Low Hours Phono Cartridges?

I am wondering why every phono cartridge advertised for sale has low hours? Don't any of you guys actually listen to music?
I bought a Koetsu Rosewood Signature several years ago from a very helpful Swiss lawyer living in the US. He said 30 hours and I believed him. Have anyone been to Switzerland, even the bus's run exactly to timetable, to the minute. Seriously, it was a great purchase, I used for 3 years and sold at about the same price, with an honest report of useage. Buying used cartridges is a lottery, that is why they are so cheap. If you feel lucky, you can make a great saving.
Buying anything used is a crapshoot, especially on the Internet where you can't examine the piece before buying. I think there is an art to buying off Ebay and Agon. Agon is safer, IMO. Bottom line is that it is a matter of doing your homework. Call the seller. Ask questions. Look at feedback.
I've also found that most sellers are honest. I've bought a few "low hours" cartridges from respected A'goners and have been very satisfied. I also bought a few "high hours" cartridges just so I could try them out at a very low price.

As for the "low hours" claim, many people try different cartridges before settling down. I've done it myself, selling carts with only 50 or 100 hours on them because they simply didn't appeal to me.

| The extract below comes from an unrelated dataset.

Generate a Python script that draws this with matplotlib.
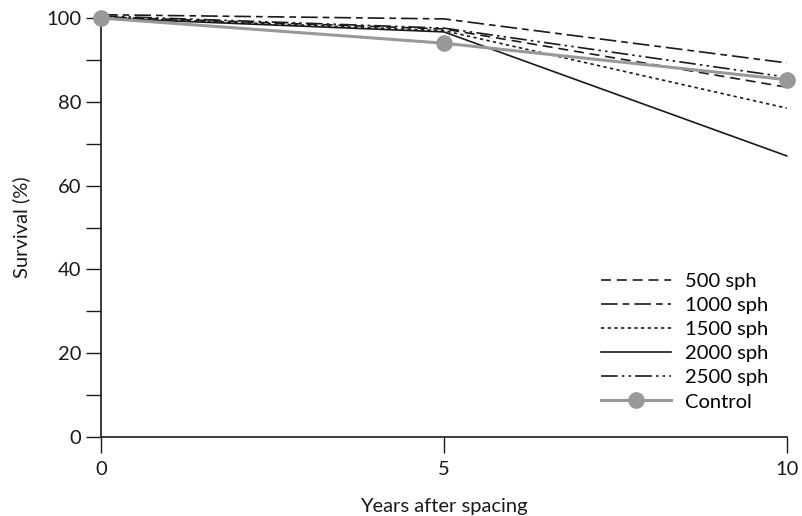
import matplotlib
matplotlib.use("Agg")
import matplotlib.pyplot as plt
from matplotlib.ticker import MultipleLocator

plt.rcParams['font.family'] = ['Lato', 'DejaVu Sans']

years = [0, 5, 10]
series_names = ["500 sph", "1000 sph", "1500 sph", "2000 sph", "2500 sph", "Control"]
s500 = [100.3, 97.4, 83.5]
s1000 = [100.8, 99.8, 89.3]
s1500 = [100.2, 97.0, 78.5]
s2000 = [100.0, 96.7, 67.1]
s2500 = [100.5, 97.6, 85.9]
control = [100.0, 94.0, 85.3]

styles = [
    dict(color="#1a1a1a", lw=1.2, ls=(0, (6, 3.5))),
    dict(color="#1a1a1a", lw=1.2, ls=(0, (10, 3, 4, 3))),
    dict(color="#1a1a1a", lw=1.2, ls=(0, (2, 2))),
    dict(color="#1a1a1a", lw=1.2, ls="-"),
    dict(color="#1a1a1a", lw=1.2, ls=(0, (10, 2.5, 1.5, 2.5, 1.5, 2.5))),
]

fig = plt.figure(figsize=(8.02, 5.16), dpi=100)
ax = fig.add_axes([0.126, 0.153, 0.855, 0.812])

for name, vals, st in zip(series_names[:5], [s500, s1000, s1500, s2000, s2500], styles):
    ax.plot(years, vals, label=name, clip_on=False, **st)
ax.plot(years, control, label="Control", color="#999999", lw=2.2,
        marker="o", ms=11, clip_on=False, zorder=5)

ax.set_xlim(0, 10)
ax.set_ylim(0, 100)
ax.set_xticks([0, 5, 10])
ax.yaxis.set_major_locator(MultipleLocator(20))
ax.yaxis.set_minor_locator(MultipleLocator(10))
for s in ("top", "right"):
    ax.spines[s].set_visible(False)
for s in ("left", "bottom"):
    ax.spines[s].set_linewidth(1.2)
    ax.spines[s].set_color("#1a1a1a")
ax.tick_params(axis="y", which="both", length=11, width=1.0, color="#1a1a1a",
               labelsize=14.5, pad=3, labelcolor="#1a1a1a")
ax.tick_params(axis="x", length=11.5, width=1.0, color="#1a1a1a",
               labelsize=14.5, pad=6, labelcolor="#1a1a1a")
ax.set_xlabel("Years after spacing", fontsize=14.5, labelpad=14, color="#1a1a1a")
ax.set_ylabel("Survival (%)", fontsize=14.5, labelpad=12, color="#1a1a1a")

leg = ax.legend(loc="lower right", bbox_to_anchor=(1.0, 0.02), frameon=False,
                fontsize=14.5, handlelength=3.5, labelspacing=0.35,
                handletextpad=0.7)

fig.savefig("out.png", dpi=100)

My criteria for trusting a seller is (a) positive feedback, (b) length of time on A'gon and (c) their experience with analog. If A, B and C are all met, chances are very good that the cartridge really does have low hours as claimed and the seller just got a case of upgrade-itis.
My guess is that many people selling carts advertised as "low hours" have listened to the cartridge and then decided it's not a good match in their system, so they're sellng it to fund the next purchase.